I'll paste a somewhat simplified version of the code below

music1:("","sound1","sound2","sound3","sound4","sound3","sound3","sound1","sound2")
on loop do
 loopcounter.text:loopcounter.text+1
 if loopcounter.text="9" loopcounter.text:1 end
 music1["%i" parse loopcounter.text]
end

So, simple explanation is I've got a counter that increments every time loop is called (which is basically every time the audio finishes) and I've got a list in the code of all the sounds I want to play, in order. When the loop goes round, it'll increment the counter and return the name of the next sound. (And no I don't remember why I have it going from 1 to 8 instead of 0 to 7, sorry lol)

Let me know if this makes sense, or if you want to share your attempt maybe we can take a look and see why it's not working for you, since from the sounds of things you're basically working on the same principle.

(I guess the other way to have background music would be with the contraption I wrote lol)

(1 edit) (+3)

Just to flesh out the implied details of Millie's example, I have an experimental setup with four audio clips named "sound1" through "sound4" (I used Decker to record myself saying the numbers one through 4 to make it clear), a field named "loopcounter", a button for starting the loop with a script like this:

on click do
 loopcounter.text:0
 play["sound1" "loop"]
end

and a button for stopping it like this:

on click do
 play[0 "loop"]
end

That leaves us with the loop[] event handler, which for this setup ought to be defined on the card. If you wanted the music to keep playing across many cards, defining a handler on the deck-level script could also work, but it would then be important to specify the path to the loopcounter field as e.g. "deck.cards.thatCard.widgets.loopcounter" instead of just "loopcounter".
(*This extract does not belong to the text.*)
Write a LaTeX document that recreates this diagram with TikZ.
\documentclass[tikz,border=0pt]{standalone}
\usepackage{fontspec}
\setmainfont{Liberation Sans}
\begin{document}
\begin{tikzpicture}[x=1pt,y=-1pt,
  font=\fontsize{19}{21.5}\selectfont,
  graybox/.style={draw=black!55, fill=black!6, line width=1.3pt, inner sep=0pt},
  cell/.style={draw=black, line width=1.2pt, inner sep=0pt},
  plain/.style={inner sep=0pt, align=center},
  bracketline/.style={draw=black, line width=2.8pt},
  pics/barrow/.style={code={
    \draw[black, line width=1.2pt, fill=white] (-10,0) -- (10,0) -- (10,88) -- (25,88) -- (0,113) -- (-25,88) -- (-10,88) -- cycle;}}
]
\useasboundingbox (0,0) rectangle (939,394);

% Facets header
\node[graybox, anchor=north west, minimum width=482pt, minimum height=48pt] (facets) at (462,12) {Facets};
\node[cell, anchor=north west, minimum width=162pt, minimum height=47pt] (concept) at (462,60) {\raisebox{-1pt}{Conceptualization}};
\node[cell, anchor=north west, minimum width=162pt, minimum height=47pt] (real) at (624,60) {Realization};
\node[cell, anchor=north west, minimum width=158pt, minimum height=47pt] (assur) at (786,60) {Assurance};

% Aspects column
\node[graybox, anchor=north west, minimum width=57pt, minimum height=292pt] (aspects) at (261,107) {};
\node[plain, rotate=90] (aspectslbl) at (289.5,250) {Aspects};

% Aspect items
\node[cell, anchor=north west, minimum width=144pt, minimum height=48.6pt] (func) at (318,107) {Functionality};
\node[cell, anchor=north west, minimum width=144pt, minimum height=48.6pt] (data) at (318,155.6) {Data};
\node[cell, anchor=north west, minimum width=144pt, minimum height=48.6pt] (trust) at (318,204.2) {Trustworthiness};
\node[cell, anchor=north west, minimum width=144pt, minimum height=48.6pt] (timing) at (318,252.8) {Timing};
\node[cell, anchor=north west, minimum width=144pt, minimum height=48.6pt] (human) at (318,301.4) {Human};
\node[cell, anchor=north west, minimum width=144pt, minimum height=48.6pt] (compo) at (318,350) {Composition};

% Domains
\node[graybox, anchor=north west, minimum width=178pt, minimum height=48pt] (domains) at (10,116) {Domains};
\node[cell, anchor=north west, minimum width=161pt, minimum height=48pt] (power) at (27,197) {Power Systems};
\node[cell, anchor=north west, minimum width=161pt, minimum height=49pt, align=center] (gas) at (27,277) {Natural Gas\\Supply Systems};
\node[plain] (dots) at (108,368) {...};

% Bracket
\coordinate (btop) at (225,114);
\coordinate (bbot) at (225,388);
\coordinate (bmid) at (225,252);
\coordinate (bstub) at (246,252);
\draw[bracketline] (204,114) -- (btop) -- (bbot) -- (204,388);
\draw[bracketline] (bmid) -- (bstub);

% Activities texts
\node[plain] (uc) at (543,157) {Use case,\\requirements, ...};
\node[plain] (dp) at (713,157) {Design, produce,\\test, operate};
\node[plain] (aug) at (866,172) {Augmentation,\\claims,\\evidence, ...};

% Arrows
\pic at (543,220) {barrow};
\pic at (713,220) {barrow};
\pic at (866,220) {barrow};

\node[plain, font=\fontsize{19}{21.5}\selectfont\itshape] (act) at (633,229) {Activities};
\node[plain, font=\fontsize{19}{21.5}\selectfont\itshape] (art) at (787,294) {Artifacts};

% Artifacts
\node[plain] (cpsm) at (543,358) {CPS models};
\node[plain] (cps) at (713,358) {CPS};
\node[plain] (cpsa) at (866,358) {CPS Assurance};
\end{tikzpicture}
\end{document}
We can simplify Millie's example in a few ways. Firstly, by indexing from 0 instead of 1, we can use the modulus operator (%) to wrap the incremented value of loopcounter between 0 and the length of the list of audio clip names, avoid the need for a "dummy" element at the beginning of the list, and save an "if" statement. We can also coerce a string like "3" to the number 3 by adding 0 to it (or any equivalent arithmetic identity operation) instead of parsing it:

music1:("sound1","sound2","sound3","sound4","sound3","sound3","sound1","sound2")
on loop do
 loopcounter.text:(count music1)%1+loopcounter.text
 music1[0+loopcounter.text]
end

We could make the script more concise still by defining the list of pattern names as a single string that we split on pipes (|) and stashing the loop index in a temporary variable so we don't have to refer to "loopcounter.text" three times or turn the string-ified index back into a number:

on loop do
 m:"|" split "sound1|sound2|sound3|sound4|sound3|sound3|sound1|sound2"
 loopcounter.text:i:(count m)%1+loopcounter.text
 m[i]
end

Since there's a very simple pattern to the names of audio clips we want to play, we could be even more concise by only building a list of the part that varies- the number at the end of the string- and formatting that at the end of the function:

on loop do
 m:1,2,3,4,3,3,1,2
 loopcounter.text:i:(count m)%1+loopcounter.text
 "sound%i" format m[i]
end

Of course, the most important thing is always to use the approach that makes sense to you! Longer code isn't necessarily worse if you find it clearer or easier to modify.